Tão logo estas sílabas me saíram dos lábios, eis que - como escudo de bronze que
houvesse realmente, naquele instante, caído pesadamente sobre um chão de prata
percebi um eco distinto, cavo, metálico e clangoroso, embora aparentemente abafado.
Completamente nervoso, de um salto, pus-me de pé; mas o movimento compassado de
balanço de Usher não se modificou. Corri para a cadeira onde ele estava sentado. Seus
olhos estavam sempre fixos diante de si e por toda a sua fisionomia imperava uma rigidez
de pedra. Mas quando coloquei minha mão sobre seu ombro, toda a sua pessoa
estremeceu fortemente; um sorriso mórbido tremeu-lhe em torno dos lábios e eu vi que
ele falava num murmúrio baixo apressado, inarticulado, como se não notasse minha
presença. Curvando-me sobre ele e bem de perto, sorvi, afinal, o medonho sentido de
suas palavras.
- Não o ouves? Sim, ouço-o, e tenho-o ouvido. Longamente…longamente… muitos
minutos, muitas horas, muitos dias tenho-o ouvido, contudo não ousava… Oh, coitado
de mim, miserável, desgraçado que sou! Não ousava… não ousava falar! Nós a pusemos
viva na sepultura! Não disse que meus sentidos eram agudos? Agora eu lhe conto que
ouvi seu primeiro fraco movimento, no fundo do caixão Ouvi-o faz muitos, muitos dias, e
contudo não ousei . . não ousei falar, e agora, esta noite. . . Etelredo. . . ah, ah, ah!. . . o
arrombamento da porta do eremita, e o estertor de agonia do dragão e o retinir do
escudo!. . . Diga, antes, o abrir-se do caixão, e o rascar dos gonzos de ferro de sua prisão,
e o debater-se dela dentro da arcada de cobre da masmorra! Oh! para onde fugirei? Não
estará ela aqui dentro em pouco? Não estará correndo a censurar-me por minha pressa?

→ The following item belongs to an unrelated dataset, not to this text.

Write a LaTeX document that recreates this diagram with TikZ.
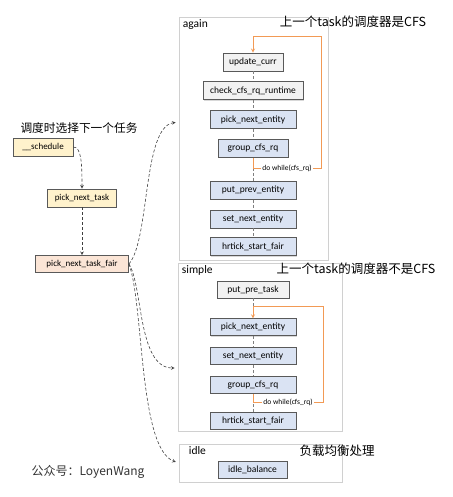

Não ouvi eu o tropel de seus passos na escada? Não distingo aquele pesado e horrível
bater de seu coração? Louco! E aqui soltou ele furiosamente da cadeira e gritou, bem
alto, cada sílaba como se com aquele esforço estivesse exalando a própria alma: Digo-lhe
que ela está, agora, por trás da porta!
Como se na sobre-humana energia de sua fala se tivesse encontrado a potência de um
encantamento, as enormes e antigas almofadas da porta para as quais Usher apontava
escancararam, imediatamente suas pesadas mandíbulas de ébano. Foi isso obra de
furiosa rajada, mas, por trás da porta, estava de pé a figura elevada e amortalhada de
Lady Madeline de Usher. Havia sangue sobre suas vestes alvas e sinais de uma luta
terrível, em todas as partes de seu corpo emagrecido. Durante um instante, permaneceu
ela, tremendo e vacilando, para lá e para cá, no limiar. Depois, com um grito profundo e
lamentoso, caiu pesadamente para a frente, sobre seu irmão, e em seus estertores
agônicos, violentos e agora finais, arrastou-o consigo para o chão, um cadáver, uma
vítima dos terrores que ele mesmo antecipara.
Fugi espavorido daquele quarto e daquela mansão. Ao atravessar a velha alameda, a
tempestade lá fora rugia ainda, em todo o seu furor. De repente, irrompeu ao longo do
caminho uma luz estranha e voltei-me para ver donde podia provir um clarão tão insólito,
pois o enorme solar e as suas sombras eram tudo que havia atrás de clarão era o da lua
cheia e cor de sangue, que se ia pondo e que agora brilhava vivamente através daquela
fenda, outrora mal perceptível, a que me referi antes, partindo do telhado para a base do
edifício, em ziguezague. Enquanto eu a olhava, aquela fenda rapidamente se alargou.
sobreveio uma violenta rajada do turbilhão o inteiro orbe do satélite explodiu
imediatamente à minha vista …meu cérebro vacilou quando vi as possantes paredes se
desmoronarem... houve um longo e tumultuoso estrondar, semelhante à voz de mil
torrentes. . . e o pântano profundo e lamacento, a meus pés, fechou-se, lúgubre e
silentemente, sobre os destroços do "Solar de Usher".